In theory, hardware RAID arrays should be completely transparent to any software, including operating systems, that are installed on them. An operating system driver may be required for the controller card, but that's about it. Since it should be transparent, you should be able to use any partitioning software you want, ranging from vanilla FDISK to more sophisticated programs like Partition Magic. Despite this, some controller manufacturers specifically say not to use third-party partitioning software with their products. And despite that, many people use them anyway without any problems. It is unclear if there is really a problem with third-party tools on these (typically low-end) controllers, or if the manufacturers decide that the easiest way to reduce support costs and hassles is just to say "don't use anything but FDISK". At any rate, this should not occur with more expensive controllers.

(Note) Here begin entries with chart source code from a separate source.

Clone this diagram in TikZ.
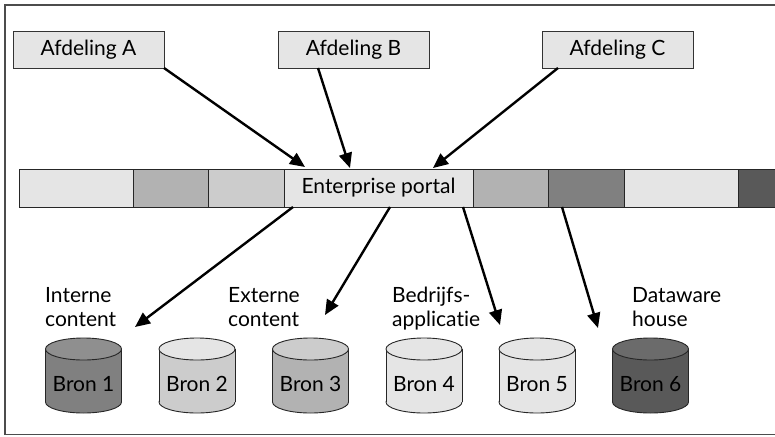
\documentclass[tikz,border=0pt]{standalone}
\usepackage{fontspec}
\setmainfont{Lato}[Ligatures=NoCommon]
\usetikzlibrary{arrows.meta}
\colorlet{gA}{black!10}
\colorlet{gB}{black!20}
\colorlet{gC}{black!30}
\colorlet{gD}{black!50}
\colorlet{gE}{black!65}
\tikzset{
  deptbox/.style={draw=black!80, line width=0.9pt, fill=gA, minimum width=151pt, minimum height=37pt, inner sep=0pt, font=\fontsize{21}{24}\selectfont},
  seg/.style={draw=black!85, line width=0.9pt, minimum height=38pt, inner sep=0pt, font=\fontsize{21}{24}\selectfont},
  conn/.style={line width=2.4pt, -{Triangle[length=15pt,width=13pt]}},
  lbl/.style={anchor=base west, inner sep=0pt, align=left, font=\fontsize{21}{24}\selectfont},
  bron/.style={anchor=base, inner sep=0pt, font=\fontsize{21}{24}\selectfont},
  cyl/.style={draw=black!85, line width=0.9pt}
}
\begin{document}
\begin{tikzpicture}[x=1pt,y=-1pt]
\useasboundingbox (0,0) rectangle (775,436);
% frame
\draw[black!70, line width=1.4pt] (775,5) -- (5,5) -- (5,434.5) -- (775,434.5);
% departments
\node[deptbox] (A) at (88.5,49.5) {Afdeling A};
\node[deptbox] (B) at (353.5,49.5) {Afdeling B};
\node[deptbox] (C) at (617.5,49.5) {Afdeling C};
% bar
\node[seg, fill=gA, minimum width=114pt] (s1) at (76,188) {};
\node[seg, fill=gC, minimum width=75pt] (s2) at (170.5,188) {};
\node[seg, fill=gB, minimum width=76pt] (s3) at (246,188) {};
\node[seg, fill=gA, minimum width=189pt] (portal) at (378.5,188) {Enterprise portal};
\node[seg, fill=gC, minimum width=75pt] (s5) at (510.5,188) {};
\node[seg, fill=gD, minimum width=76pt] (s6) at (586,188) {};
\node[seg, fill=gA, minimum width=114pt] (s7) at (681,188) {};
\node[seg, fill=gE, minimum width=60pt] (s8) at (768,188) {};
% arrow endpoints
\coordinate (aS) at (164,68);
\coordinate (aE) at (305,167);
\coordinate (bS) at (318,68);
\coordinate (bE) at (350,168);
\coordinate (cS) at (558,68);
\coordinate (cE) at (433,168);
\coordinate (d1S) at (293,207);
\coordinate (d1E) at (135,327);
\coordinate (d2S) at (390,207);
\coordinate (d2E) at (325,315);
\coordinate (d3S) at (463,207);
\coordinate (d3E) at (500,325);
\coordinate (d4S) at (562,207);
\coordinate (d4E) at (598,328);
\draw[conn] (aS) -- (aE);
\draw[conn] (bS) -- (bE);
\draw[conn] (cS) -- (cE);
\draw[conn] (d1S) -- (d1E);
\draw[conn] (d2S) -- (d2E);
\draw[conn] (d3S) -- (d3E);
\draw[conn] (d4S) -- (d4E);
% labels (base = baseline of last line)
\node[lbl] (l1) at (45,326) {Interne\\content};
\node[lbl] (l2) at (228,326) {Externe\\content};
\node[lbl] (l3) at (392,326) {Bedrijfs-\\applicatie};
\node[lbl] (l4) at (632,326) {Dataware\\house};
% cylinders
\foreach \cx/\side/\top/\n in {83.5/gD/black!44/1, 197/gB/gA/2, 310.5/gC/gB/3, 424/gA/gA/4, 537/gA/gA/5, 650.5/gE/black!58/6}{
  \draw[cyl, fill=\side] (\cx,402) ellipse[x radius=38, y radius=11];
  \fill[\side] (\cx-38,349) rectangle (\cx+38,402);
  \draw[cyl] (\cx-38,349) -- (\cx-38,402);
  \draw[cyl] (\cx+38,349) -- (\cx+38,402);
  \draw[cyl, fill=\top] (\cx,349) ellipse[x radius=38, y radius=11];
  \node[bron] (bron\n) at (\cx,391) {Bron \n};
}
\end{tikzpicture}
\end{document}
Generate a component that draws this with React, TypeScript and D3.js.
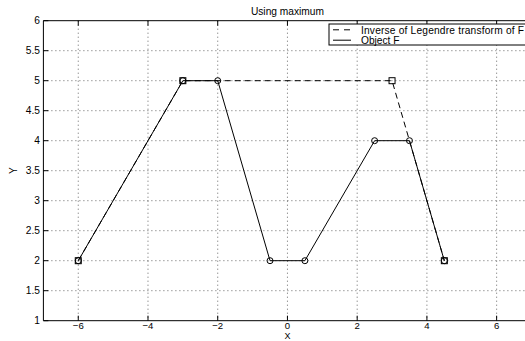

One real concern with RAID and partitioning software has to do with size. As hard disk capacities increase, partitioning software is slowly revised or updated to handle ever-increasing drive sizes. Unfortunately, some of these programs are unprepared for the much larger "virtual disks" that a hardware RAID solution may present to them as if they were single disks. Using the latest operating system updates should let you avoid these problems. When running large arrays, the NTFS or UNIX file systems are preferable to the different flavors of FAT.
Warning: Do not use overlay software in conjunction with hardware RAID
controllers. It's just asking for trouble, and it's really not necessary. The controller
should be able to handle any size drives you can throw at it; if not, get a BIOS upgrade for it. If you are running software RAID you may be
OK with an overlay, but I still recommend hardware support, not drive overlay software.